-- Problem description --
Each line of the listing must be transcribed exactly, except for the images, which should be excluded.

□ □ □ □

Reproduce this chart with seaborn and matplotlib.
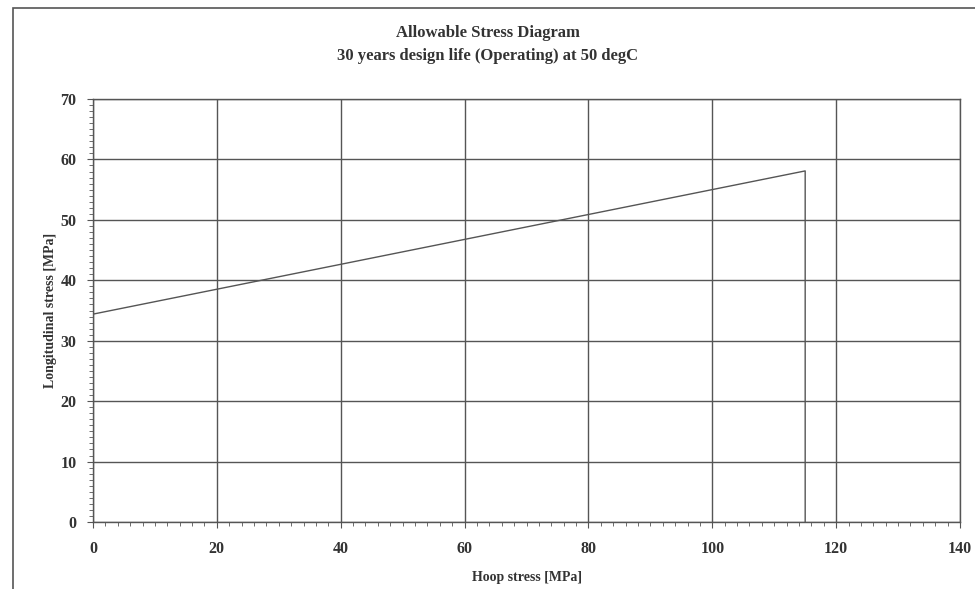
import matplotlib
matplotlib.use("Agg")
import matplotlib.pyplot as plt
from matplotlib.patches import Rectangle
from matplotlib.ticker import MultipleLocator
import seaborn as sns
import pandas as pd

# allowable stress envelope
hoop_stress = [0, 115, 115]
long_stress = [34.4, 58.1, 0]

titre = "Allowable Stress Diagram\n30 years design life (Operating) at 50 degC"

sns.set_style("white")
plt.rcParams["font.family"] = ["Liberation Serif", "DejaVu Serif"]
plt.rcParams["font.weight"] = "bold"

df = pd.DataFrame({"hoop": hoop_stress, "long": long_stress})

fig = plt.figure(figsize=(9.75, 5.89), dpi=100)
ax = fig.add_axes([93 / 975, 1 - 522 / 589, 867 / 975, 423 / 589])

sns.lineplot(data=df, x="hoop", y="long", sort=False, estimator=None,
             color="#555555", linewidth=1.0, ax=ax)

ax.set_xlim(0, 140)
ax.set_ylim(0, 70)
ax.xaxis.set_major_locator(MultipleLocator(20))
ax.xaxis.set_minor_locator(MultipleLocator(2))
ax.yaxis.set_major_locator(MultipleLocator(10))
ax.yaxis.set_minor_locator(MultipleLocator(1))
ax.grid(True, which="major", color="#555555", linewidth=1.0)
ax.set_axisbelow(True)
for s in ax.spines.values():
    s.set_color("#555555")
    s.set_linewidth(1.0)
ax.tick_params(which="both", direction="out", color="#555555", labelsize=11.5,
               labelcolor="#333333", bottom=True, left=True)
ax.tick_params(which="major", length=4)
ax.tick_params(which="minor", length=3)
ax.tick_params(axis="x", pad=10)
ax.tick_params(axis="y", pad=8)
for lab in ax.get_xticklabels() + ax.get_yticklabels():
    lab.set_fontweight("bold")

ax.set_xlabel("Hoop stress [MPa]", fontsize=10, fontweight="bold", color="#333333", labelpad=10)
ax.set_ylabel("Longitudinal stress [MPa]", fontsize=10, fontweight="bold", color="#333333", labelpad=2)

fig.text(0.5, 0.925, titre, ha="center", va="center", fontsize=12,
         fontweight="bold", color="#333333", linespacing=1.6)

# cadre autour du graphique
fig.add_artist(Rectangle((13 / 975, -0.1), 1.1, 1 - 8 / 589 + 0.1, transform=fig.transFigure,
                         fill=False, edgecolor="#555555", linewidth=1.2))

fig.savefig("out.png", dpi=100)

□ □ □ □

-- Correct answer --
Reproduce this chart with seaborn and matplotlib.
import matplotlib
matplotlib.use("Agg")
import matplotlib.pyplot as plt
from matplotlib.patches import Rectangle
from matplotlib.ticker import MultipleLocator
import seaborn as sns
import pandas as pd

# allowable stress envelope
hoop_stress = [0, 115, 115]
long_stress = [34.4, 58.1, 0]

titre = "Allowable Stress Diagram\n30 years design life (Operating) at 50 degC"

sns.set_style("white")
plt.rcParams["font.family"] = ["Liberation Serif", "DejaVu Serif"]
plt.rcParams["font.weight"] = "bold"

df = pd.DataFrame({"hoop": hoop_stress, "long": long_stress})

fig = plt.figure(figsize=(9.75, 5.89), dpi=100)
ax = fig.add_axes([93 / 975, 1 - 522 / 589, 867 / 975, 423 / 589])

sns.lineplot(data=df, x="hoop", y="long", sort=False, estimator=None,
             color="#555555", linewidth=1.0, ax=ax)

ax.set_xlim(0, 140)
ax.set_ylim(0, 70)
ax.xaxis.set_major_locator(MultipleLocator(20))
ax.xaxis.set_minor_locator(MultipleLocator(2))
ax.yaxis.set_major_locator(MultipleLocator(10))
ax.yaxis.set_minor_locator(MultipleLocator(1))
ax.grid(True, which="major", color="#555555", linewidth=1.0)
ax.set_axisbelow(True)
for s in ax.spines.values():
    s.set_color("#555555")
    s.set_linewidth(1.0)
ax.tick_params(which="both", direction="out", color="#555555", labelsize=11.5,
               labelcolor="#333333", bottom=True, left=True)
ax.tick_params(which="major", length=4)
ax.tick_params(which="minor", length=3)
ax.tick_params(axis="x", pad=10)
ax.tick_params(axis="y", pad=8)
for lab in ax.get_xticklabels() + ax.get_yticklabels():
    lab.set_fontweight("bold")

ax.set_xlabel("Hoop stress [MPa]", fontsize=10, fontweight="bold", color="#333333", labelpad=10)
ax.set_ylabel("Longitudinal stress [MPa]", fontsize=10, fontweight="bold", color="#333333", labelpad=2)

fig.text(0.5, 0.925, titre, ha="center", va="center", fontsize=12,
         fontweight="bold", color="#333333", linespacing=1.6)

# cadre autour du graphique
fig.add_artist(Rectangle((13 / 975, -0.1), 1.1, 1 - 8 / 589 + 0.1, transform=fig.transFigure,
                         fill=False, edgecolor="#555555", linewidth=1.2))

fig.savefig("out.png", dpi=100)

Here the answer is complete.